At the same time, you can see how poorly fox viewers did on even those questions in that poll, which is kind of more relevant to this thread anyway. Only about one quarter could answer even those softballs.
The three questions they asked had simple objectively verifiable answers. Is there some kind of cultural bias in them that disadvantages NPR listeners. Your response seems to be just blaming the test, because you failed it. I am actually quite horrified at the result. I have been listening to NPR for twenty years and merrily thinking that I was in some elite audience of well educated, well informed listeners. So this result is definitely dissonant.
I am sure there are other measurements that show the opposite result, but I am too laze to go look for them. But just quibbling with the three questions they asked isn’t a reasonable response.
This would seem to imply that NPR must have been misleading about which party controlled the House, since NPR listeners did less well than O’Reilly viewers.
Regards,
Shodan
Yes. In 1995, Nina Totenberg made some very obnoxious and downright hateful remarks about Jesse Helms *and his grandchildren * deserving to get AIDS. Remember, this was in 1995 when AIDS was pretty much a death sentence.
And she kept her job, no problem.
Here’s the clip from Youtube, hardly a hotbed of conservatism:
To the guy about NPR funding:
CPB gives money to PBS which, in turn, gives it to NPR, but the real money is on the local level via government-granted, taxpayer-funded grants.

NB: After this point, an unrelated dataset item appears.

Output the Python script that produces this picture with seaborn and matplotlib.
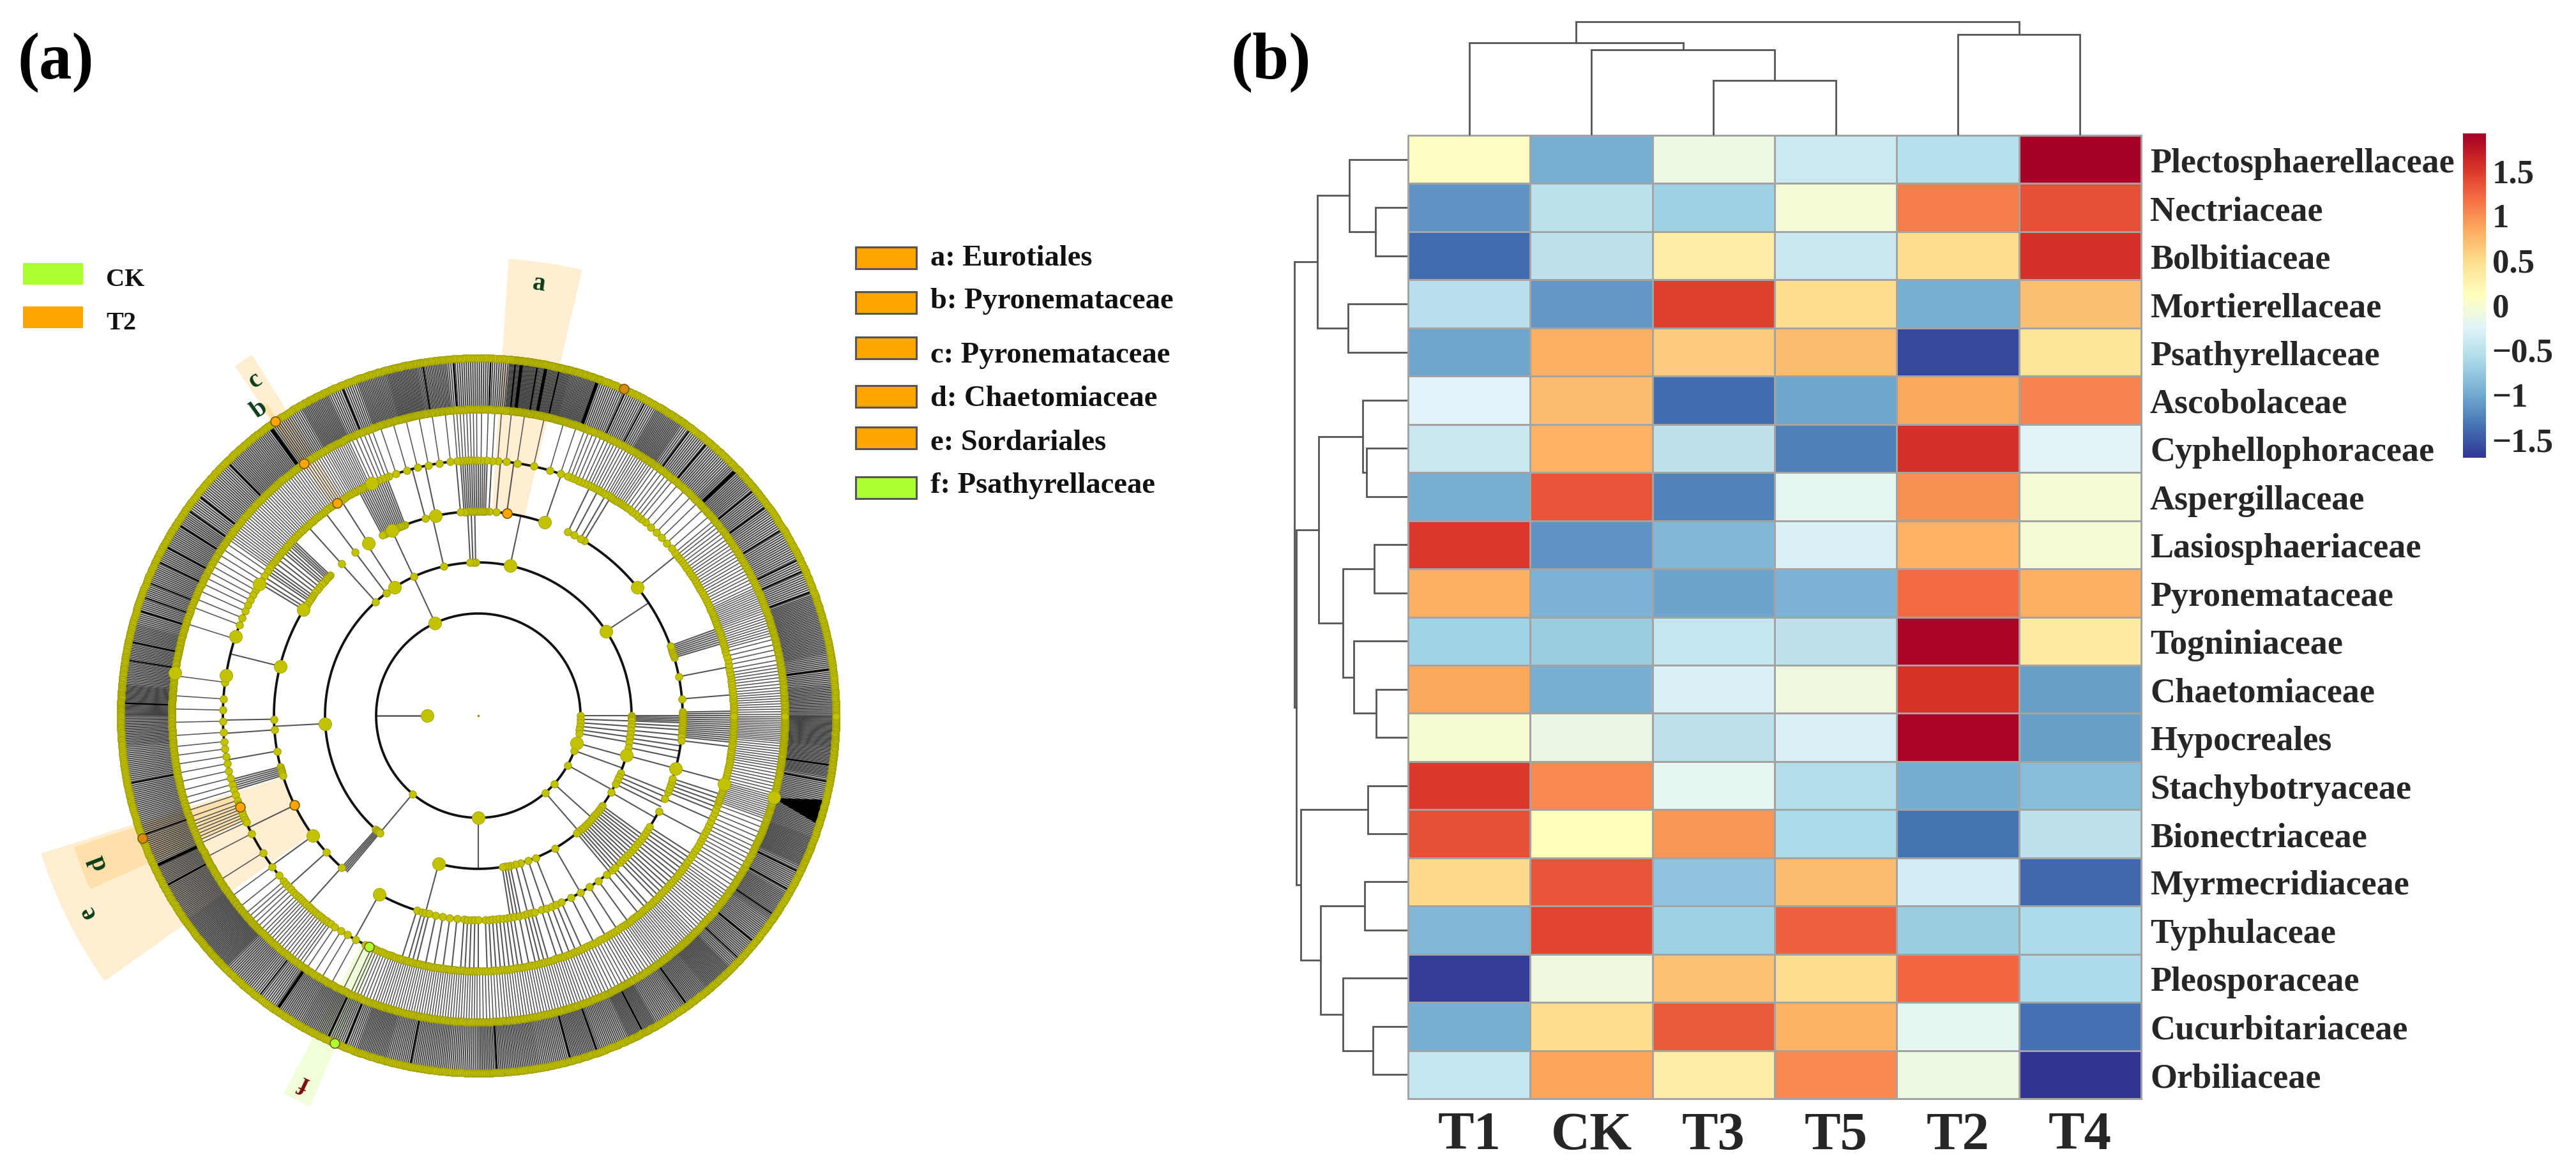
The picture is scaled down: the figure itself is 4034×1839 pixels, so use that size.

All of which will be, to quote Margaret Mitchell, gone with the wind after Boehner becomes Speaker (according to today’s news).
What’s weird is that this particular clip seems to have exploded among right wingers, but all I can seem to find is the exact same clip, which ends kind of abruptly. I can’t find any transcript either.
Given the proclivity of Republicans and right wingers to lie through editing, I would really like to see a bit more context around this.